Leave out the pictures and retype only the lines from the opening line to the line that holds "d_15p = [3.0, 0.0, 0.0, 2.5]", both ends included.

[Begin]

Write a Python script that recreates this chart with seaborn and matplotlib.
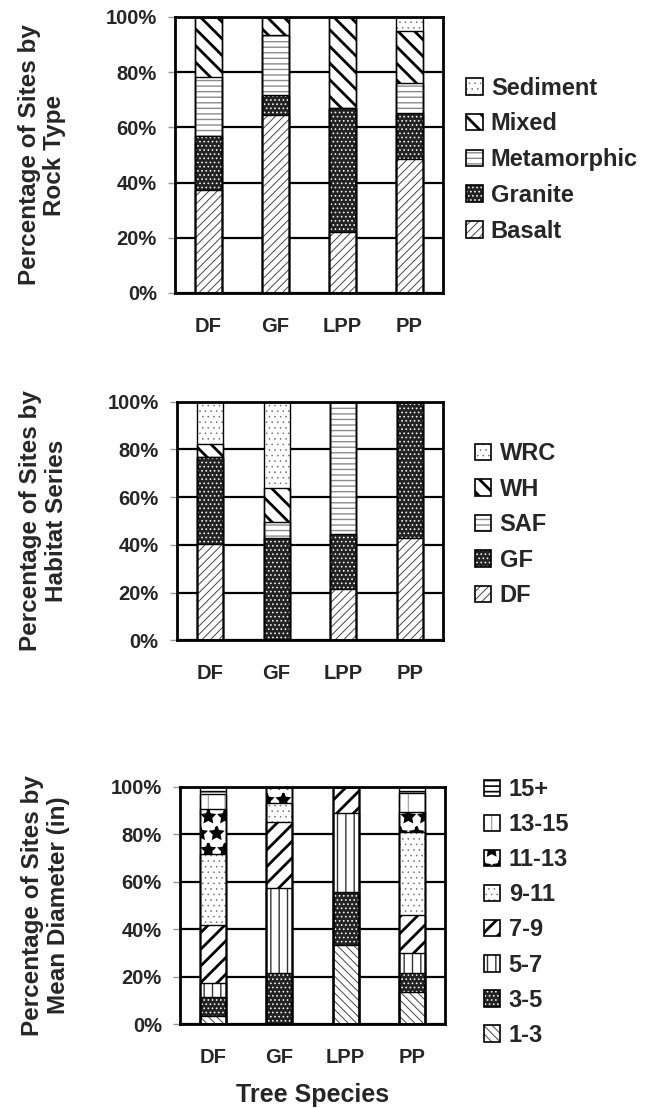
import matplotlib
matplotlib.use("Agg")
import matplotlib.pyplot as plt
from matplotlib.patches import Patch
from matplotlib.colors import to_rgba
import numpy as np
import pandas as pd
import seaborn as sns

# ---------------- data ----------------
species = ["DF", "GF", "LPP", "PP"]
y_ticks = [0, 20, 40, 60, 80, 100]
y_tick_labels = ["0%", "20%", "40%", "60%", "80%", "100%"]

rock_types = ["Basalt", "Granite", "Metamorphic", "Mixed", "Sediment"]
rock_basalt = [37.3, 64.5, 22.1, 48.6]
rock_granite = [19.6, 7.2, 44.9, 16.7]
rock_metamorphic = [21.5, 21.7, 0.0, 10.7]
rock_mixed = [21.6, 6.6, 33.0, 19.0]
rock_sediment = [0.0, 0.0, 0.0, 5.0]

habitat_series = ["DF", "GF", "SAF", "WH", "WRC"]
hab_df = [40.4, 0.0, 21.5, 42.7]
hab_gf = [36.6, 43.0, 22.9, 57.3]
hab_saf = [0.0, 6.7, 55.6, 0.0]
hab_wh = [5.3, 14.3, 0.0, 0.0]
hab_wrc = [17.7, 36.0, 0.0, 0.0]

diameter_classes = ["1-3", "3-5", "5-7", "7-9", "9-11", "11-13", "13-15", "15+"]
d_1_3 = [3.4, 0.0, 33.3, 13.6]
d_3_5 = [8.1, 21.6, 22.5, 7.7]
d_5_7 = [5.6, 35.6, 33.0, 8.5]
d_7_9 = [24.6, 28.0, 11.2, 16.1]
d_9_11 = [29.8, 7.8, 0.0, 35.1]
d_11_13 = [19.0, 7.0, 0.0, 8.5]
d_13_15 = [6.5, 0.0, 0.0, 8.0]
d_15p = [3.0, 0.0, 0.0, 2.5]

# ---------------- styles ----------------
S = {
    "fine_fwd": dict(face="white", hatch="////", hc="#444444", hlw=0.7),
    "fine_back": dict(face="white", hatch="\\\\\\\\", hc="#444444", hlw=0.7),
    "dark_dots": dict(face="#222222", hatch="....", hc="#f0f0f0", hlw=0.7),
    "wave": dict(face="white", hatch="---", hc="#8c8c8c", hlw=1.0),
    "thick_back": dict(face="white", hatch="\\\\", hc="#000000", hlw=2.0),
    "thick_fwd": dict(face="white", hatch="//", hc="#010101", hlw=2.0),
    "gray_dots": dict(face="white", hatch="...", hc="#707070", hlw=0.4),
    "vdash": dict(face="white", hatch="||", hc="#333333", hlw=1.0),
    "diamonds": dict(face="white", hatch="*", hc="#020202", hlw=1.8),
    "sparse_v": dict(face="white", hatch="|", hc="#999999", hlw=0.8),
    "hlines": dict(face="white", hatch="---", hc="#030303", hlw=1.2),
}

sns.set_style("white")
plt.rcParams["font.family"] = ["Liberation Sans", "DejaVu Sans"]
plt.rcParams["font.weight"] = "bold"

fig = plt.figure(figsize=(6.59, 11.08), dpi=100)


def style_patch(p, st):
    p.set_facecolor(st["face"])
    p.set_hatch(st["hatch"])
    p.set_edgecolor(st["hc"])
    p.set_linewidth(0)


def draw_panel(ax, layers, names, styles, ylabel, ylabel_x, leg_anchor,
               labelspacing):
    cum = np.cumsum(np.array(layers, dtype=float), axis=0)
    n = len(layers)
    # filled layers, drawn from top of stack downwards
    for k in reversed(range(n)):
        st = S[styles[k]]
        df = pd.DataFrame({"species": species, "pct": cum[k]})
        before = len(ax.patches)
        sns.barplot(data=df, x="species", y="pct", order=species,
                    color=st["face"], width=0.39, errorbar=None,
                    saturation=1, ax=ax)
        for p in ax.patches[before:]:
            style_patch(p, st)
    # outlines
    for k in range(n):
        df = pd.DataFrame({"species": species, "pct": cum[k]})
        sns.barplot(data=df, x="species", y="pct", order=species,
                    color="black", fill=False, width=0.39, errorbar=None,
                    linewidth=1.0, saturation=1, ax=ax)

    ax.set_ylim(0, 100)
    ax.set_xlim(-0.5, 3.5)
    ax.set_yticks(y_ticks)
    ax.set_yticklabels(y_tick_labels)
    ax.set_xticks(range(len(species)))
    ax.set_xticklabels(species)
    ax.set_xticks([-0.5, 0.5, 1.5, 2.5, 3.5], minor=True)
    ax.tick_params(axis="x", which="major", length=0, pad=17,
                   labelsize=14.5)
    ax.tick_params(axis="x", which="minor", length=5, width=1,
                   color="#999999", direction="out")
    ax.tick_params(axis="y", which="major", length=5, width=1,
                   color="#999999", direction="out", pad=8, labelsize=14.5,
                   left=True)
    for lab in ax.get_xticklabels() + ax.get_yticklabels():
        lab.set_fontweight("bold")
    ax.yaxis.grid(True, color="black", linewidth=1.6)
    ax.xaxis.grid(False)
    ax.set_axisbelow(True)
    for sp in ax.spines.values():
        sp.set_visible(True)
        sp.set_color("black")
        sp.set_linewidth(2.0)
    ax.set_xlabel("")
    ax.set_ylabel(ylabel, fontsize=17.5, fontweight="bold", linespacing=1.15)
    ax.yaxis.set_label_coords(ylabel_x, 0.5)

    handles = []
    for k in range(n):
        st = S[styles[k]]
        fp = Patch(facecolor=st["face"], edgecolor=st["hc"],
                   hatch=st["hatch"], linewidth=0)
        op = Patch(facecolor="none", edgecolor="black", linewidth=1.2)
        handles.append((fp, op))
    ax.legend(handles=handles[::-1], labels=names[::-1], loc="center left",
              bbox_to_anchor=leg_anchor, frameon=False,
              prop={"weight": "bold", "size": 17},
              handlelength=0.7, handleheight=0.7, handletextpad=0.35,
              labelspacing=labelspacing, borderpad=0, borderaxespad=0)


W, H = 659.0, 1108.0
ax1 = fig.add_axes([175 / W, 1 - 293 / H, 268 / W, 276 / H])
ax2 = fig.add_axes([176.7 / W, 1 - 640.3 / H, 266.3 / W, 238.6 / H])
ax3 = fig.add_axes([180 / W, 1 - 1024 / H, 265 / W, 237.3 / H])

draw_panel(ax1,
           [rock_basalt, rock_granite, rock_metamorphic, rock_mixed, rock_sediment],
           rock_types,
           ["fine_fwd", "dark_dots", "wave", "thick_back", "gray_dots"],
           "Percentage of Sites by\nRock Type", -0.405, (1.086, 0.483), 0.54)

draw_panel(ax2,
           [hab_df, hab_gf, hab_saf, hab_wh, hab_wrc],
           habitat_series,
           ["fine_fwd", "dark_dots", "wave", "thick_back", "gray_dots"],
           "Percentage of Sites by\nHabitat Series", -0.41, (1.12, 0.485), 0.53)

draw_panel(ax3,
           [d_1_3, d_3_5, d_5_7, d_7_9, d_9_11, d_11_13, d_13_15, d_15p],
           diameter_classes,
           ["fine_back", "dark_dots", "vdash", "thick_fwd", "gray_dots",
            "diamonds", "sparse_v", "hlines"],
           "Percentage of Sites by\nMean Diameter (in)", -0.415, (1.147, 0.47), 0.51)

ax3.set_xlabel("Tree Species", fontsize=18, fontweight="bold", labelpad=12)

# per-pattern hatch line widths (applied while each patch is drawn)
HLW = {(st["hatch"], to_rgba(st["hc"])): st["hlw"] for st in S.values()}


def apply_hatch_lw(p, lw):
    if hasattr(p, "set_hatch_linewidth"):
        p.set_hatch_linewidth(lw)
    orig = p.draw

    def draw(renderer, _orig=orig, _lw=lw):
        with plt.rc_context({"hatch.linewidth": _lw}):
            _orig(renderer)
    p.draw = draw


fig.canvas.draw()
for p in fig.findobj(Patch):
    h = p.get_hatch()
    if h:
        key = (h, tuple(p.get_edgecolor()))
        if key in HLW:
            apply_hatch_lw(p, HLW[key])

fig.savefig("out.png", dpi=100)
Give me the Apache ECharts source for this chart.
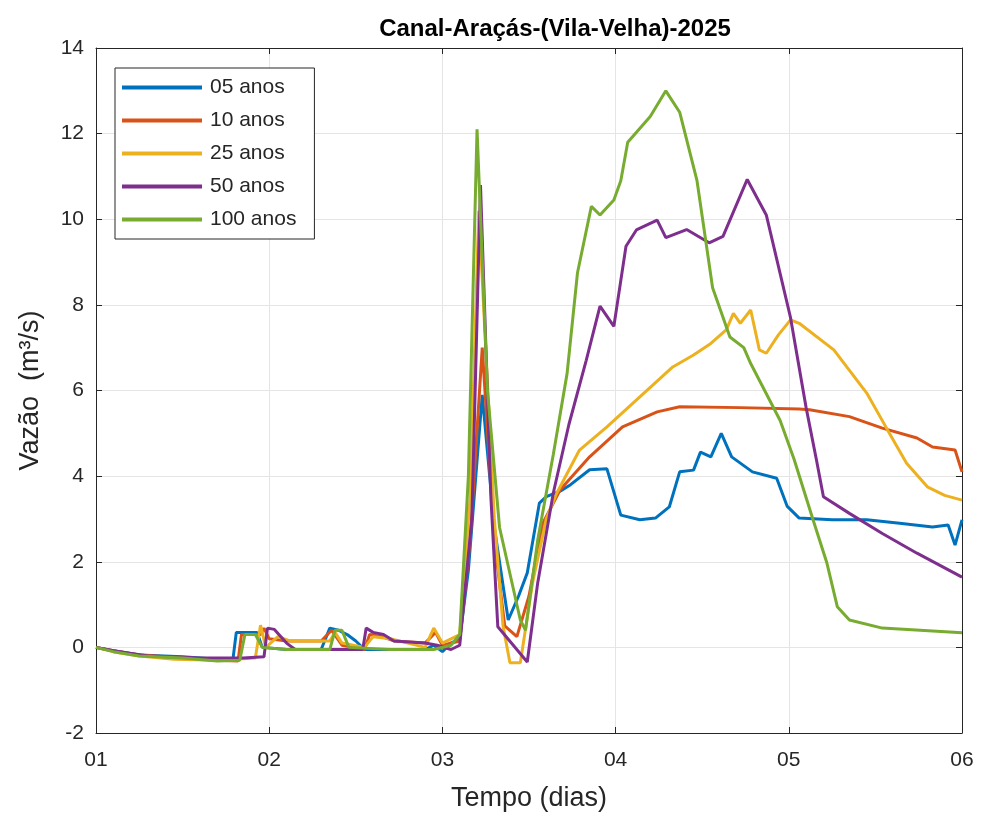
<!DOCTYPE html>
<html>
<head>
<meta charset="utf-8">
<script src="https://cdn.jsdelivr.net/npm/echarts@6/dist/echarts.min.js"></script>
<style>
  html, body { margin: 0; padding: 0; background: #fff; }
  #chart { width: 981px; height: 818px; }
</style>
</head>
<body>
<div id="chart"></div>
<script>
// dados: [dia, vazão m3/s]
var xTicks = [1, 2, 3, 4, 5, 6];
var yTicks = [-2, 0, 2, 4, 6, 8, 10, 12, 14];
var names = ['05 anos', '10 anos', '25 anos', '50 anos', '100 anos'];

var tr05 = [[1.00,0.00],[1.10,-0.08],[1.25,-0.18],[1.50,-0.22],[1.70,-0.28],[1.79,-0.30],[1.81,0.35],[1.93,0.35],[1.96,0.00],[2.10,-0.05],[2.30,-0.05],[2.35,0.45],[2.40,0.40],[2.45,0.30],[2.50,0.15],[2.55,-0.05],[2.70,-0.05],[2.90,-0.05],[2.95,0.05],[3.00,-0.10],[3.05,0.10],[3.10,0.20],[3.15,1.80],[3.23,5.90],[3.30,2.80],[3.38,0.64],[3.44,1.20],[3.49,1.74],[3.56,3.37],[3.60,3.52],[3.68,3.65],[3.74,3.80],[3.85,4.15],[3.95,4.17],[4.03,3.09],[4.14,2.98],[4.23,3.02],[4.31,3.28],[4.37,4.10],[4.45,4.14],[4.49,4.56],[4.55,4.45],[4.61,5.00],[4.67,4.45],[4.79,4.10],[4.93,3.95],[4.99,3.30],[5.06,3.02],[5.25,2.98],[5.45,2.98],[5.64,2.90],[5.83,2.81],[5.92,2.86],[5.96,2.39],[6.00,2.98]];
var tr10 = [[1.00,0.00],[1.10,-0.08],[1.25,-0.18],[1.50,-0.24],[1.70,-0.30],[1.82,-0.32],[1.84,0.30],[1.95,0.30],[1.97,0.45],[2.00,0.20],[2.10,0.15],[2.30,0.15],[2.36,0.40],[2.42,0.05],[2.55,-0.05],[2.58,0.30],[2.65,0.25],[2.72,0.15],[2.90,0.10],[2.96,0.35],[3.00,0.05],[3.10,0.15],[3.16,2.50],[3.23,7.00],[3.30,2.50],[3.36,0.50],[3.43,0.25],[3.50,1.20],[3.58,2.90],[3.68,3.68],[3.85,4.45],[4.04,5.15],[4.24,5.50],[4.37,5.62],[4.72,5.60],[5.06,5.57],[5.12,5.55],[5.35,5.39],[5.54,5.12],[5.74,4.89],[5.83,4.68],[5.96,4.61],[6.00,4.10]];
var tr25 = [[1.00,0.00],[1.10,-0.10],[1.25,-0.20],[1.45,-0.28],[1.70,-0.30],[1.92,-0.25],[1.95,0.52],[1.98,0.00],[2.05,0.25],[2.12,0.15],[2.35,0.15],[2.38,0.35],[2.42,0.10],[2.55,0.00],[2.60,0.25],[2.70,0.20],[2.80,0.10],[2.90,0.00],[2.95,0.45],[3.00,0.10],[3.10,0.30],[3.16,3.50],[3.21,10.2],[3.30,3.00],[3.35,0.50],[3.39,-0.36],[3.45,-0.36],[3.52,1.50],[3.60,3.00],[3.66,3.60],[3.79,4.60],[3.95,5.15],[4.14,5.85],[4.33,6.55],[4.45,6.83],[4.55,7.10],[4.64,7.42],[4.68,7.80],[4.72,7.57],[4.78,7.88],[4.83,6.95],[4.87,6.87],[4.94,7.30],[5.01,7.65],[5.06,7.57],[5.26,6.95],[5.45,5.94],[5.57,5.08],[5.68,4.30],[5.80,3.75],[5.90,3.55],[6.00,3.44]];
var tr50 = [[1.00,0.00],[1.10,-0.08],[1.30,-0.20],[1.60,-0.25],[1.85,-0.25],[1.97,-0.22],[1.99,0.45],[2.03,0.42],[2.10,0.10],[2.15,-0.05],[2.40,-0.05],[2.54,-0.05],[2.56,0.45],[2.60,0.35],[2.66,0.30],[2.72,0.15],[2.90,0.10],[2.97,0.05],[3.05,-0.05],[3.10,0.05],[3.17,3.00],[3.22,10.8],[3.28,3.50],[3.32,0.48],[3.49,-0.34],[3.55,1.50],[3.64,3.60],[3.73,5.20],[3.83,6.70],[3.91,7.97],[3.99,7.50],[4.06,9.37],[4.12,9.75],[4.24,9.98],[4.29,9.57],[4.41,9.76],[4.54,9.45],[4.62,9.60],[4.76,10.93],[4.87,10.10],[5.01,7.70],[5.10,5.60],[5.16,4.37],[5.20,3.52],[5.35,3.13],[5.54,2.66],[5.74,2.20],[6.00,1.64]];
var tr100 = [[1.00,0.00],[1.10,-0.10],[1.25,-0.20],[1.50,-0.25],[1.70,-0.32],[1.83,-0.30],[1.86,0.30],[1.92,0.30],[1.96,0.00],[2.10,-0.05],[2.35,-0.05],[2.38,0.40],[2.42,0.40],[2.46,0.00],[2.70,-0.05],[2.95,-0.05],[3.05,0.05],[3.10,0.30],[3.15,4.00],[3.20,12.1],[3.26,6.00],[3.33,2.80],[3.45,0.64],[3.48,0.40],[3.55,2.50],[3.64,4.50],[3.72,6.40],[3.78,8.75],[3.86,10.3],[3.91,10.1],[3.99,10.45],[4.03,10.9],[4.07,11.8],[4.20,12.4],[4.29,13.0],[4.37,12.5],[4.47,10.9],[4.56,8.40],[4.66,7.25],[4.74,7.00],[4.78,6.63],[4.95,5.30],[5.03,4.40],[5.14,2.98],[5.22,1.97],[5.28,0.95],[5.35,0.64],[5.54,0.45],[6.00,0.34]];

var seriesData = [tr05, tr10, tr25, tr50, tr100];
var cores = ['#0072BD', '#D95319', '#EDB120', '#7E2F8E', '#77AC30'];
var fonte = 'Liberation Sans, Arial, sans-serif';

var chart = echarts.init(document.getElementById('chart'));

var eixoBase = {
    type: 'value',
    axisLine: { show: true, onZero: false, lineStyle: { color: '#262626', width: 1 } },
    axisTick: { show: true, inside: true, length: 6, lineStyle: { color: '#262626' } },
    splitLine: { show: false }
};

var option = {
    animation: false,
    color: cores,
    title: {
        text: 'Canal-Araçás-(Vila-Velha)-2025',
        left: 550,
        top: 12,
        textAlign: 'center',
        textStyle: { fontFamily: fonte, fontSize: 24, fontWeight: 'bold', color: '#000' }
    },
    legend: {
        orient: 'vertical',
        left: 115,
        top: 68,
        padding: [9, 18, 9, 7],
        icon: 'rect',
        itemWidth: 80,
        itemHeight: 4,
        itemGap: 12,
        borderColor: '#262626',
        borderWidth: 1,
        backgroundColor: '#fff',
        textStyle: { fontFamily: fonte, fontSize: 21, color: '#262626', lineHeight: 21, padding: [0, 0, 0, 3] },
        data: names
    },
    grid: { left: 96, right: 19, top: 48, bottom: 85 },
    xAxis: [
        Object.assign({}, eixoBase, {
            min: xTicks[0], max: xTicks[xTicks.length - 1], interval: 1,
            position: 'bottom',
            name: 'Tempo (dias)',
            nameLocation: 'middle',
            nameGap: 52,
            nameTextStyle: { fontFamily: fonte, fontSize: 27, color: '#262626' },
            axisLabel: {
                fontFamily: fonte, fontSize: 21, color: '#262626', margin: 17,
                formatter: function (v) { return (v < 10 ? '0' : '') + v; }
            },
            splitLine: { show: true, lineStyle: { color: '#e5e5e5', width: 1 } }
        }),
        Object.assign({}, eixoBase, {
            min: xTicks[0], max: xTicks[xTicks.length - 1], interval: 1,
            position: 'top',
            axisLabel: { show: false }
        })
    ],
    yAxis: [
        Object.assign({}, eixoBase, {
            min: yTicks[0], max: yTicks[yTicks.length - 1], interval: 2,
            position: 'left',
            name: 'Vazão  (m³/s)',
            nameLocation: 'middle',
            nameGap: 52,
            nameRotate: 90,
            nameTextStyle: { fontFamily: fonte, fontSize: 27, color: '#262626' },
            axisLabel: { fontFamily: fonte, fontSize: 21, color: '#262626', margin: 12 },
            splitLine: { show: true, lineStyle: { color: '#e5e5e5', width: 1 } }
        }),
        Object.assign({}, eixoBase, {
            min: yTicks[0], max: yTicks[yTicks.length - 1], interval: 2,
            position: 'right',
            axisLabel: { show: false }
        })
    ],
    series: seriesData.map(function (d, i) {
        return {
            name: names[i],
            type: 'line',
            data: d,
            symbol: 'none',
            lineStyle: { width: 3, color: cores[i] },
            itemStyle: { color: cores[i] }
        };
    })
};

chart.setOption(option);
</script>
</body>
</html>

[End]

Correct output »
Write a Python script that recreates this chart with seaborn and matplotlib.
import matplotlib
matplotlib.use("Agg")
import matplotlib.pyplot as plt
from matplotlib.patches import Patch
from matplotlib.colors import to_rgba
import numpy as np
import pandas as pd
import seaborn as sns

# ---------------- data ----------------
species = ["DF", "GF", "LPP", "PP"]
y_ticks = [0, 20, 40, 60, 80, 100]
y_tick_labels = ["0%", "20%", "40%", "60%", "80%", "100%"]

rock_types = ["Basalt", "Granite", "Metamorphic", "Mixed", "Sediment"]
rock_basalt = [37.3, 64.5, 22.1, 48.6]
rock_granite = [19.6, 7.2, 44.9, 16.7]
rock_metamorphic = [21.5, 21.7, 0.0, 10.7]
rock_mixed = [21.6, 6.6, 33.0, 19.0]
rock_sediment = [0.0, 0.0, 0.0, 5.0]

habitat_series = ["DF", "GF", "SAF", "WH", "WRC"]
hab_df = [40.4, 0.0, 21.5, 42.7]
hab_gf = [36.6, 43.0, 22.9, 57.3]
hab_saf = [0.0, 6.7, 55.6, 0.0]
hab_wh = [5.3, 14.3, 0.0, 0.0]
hab_wrc = [17.7, 36.0, 0.0, 0.0]

diameter_classes = ["1-3", "3-5", "5-7", "7-9", "9-11", "11-13", "13-15", "15+"]
d_1_3 = [3.4, 0.0, 33.3, 13.6]
d_3_5 = [8.1, 21.6, 22.5, 7.7]
d_5_7 = [5.6, 35.6, 33.0, 8.5]
d_7_9 = [24.6, 28.0, 11.2, 16.1]
d_9_11 = [29.8, 7.8, 0.0, 35.1]
d_11_13 = [19.0, 7.0, 0.0, 8.5]
d_13_15 = [6.5, 0.0, 0.0, 8.0]
d_15p = [3.0, 0.0, 0.0, 2.5]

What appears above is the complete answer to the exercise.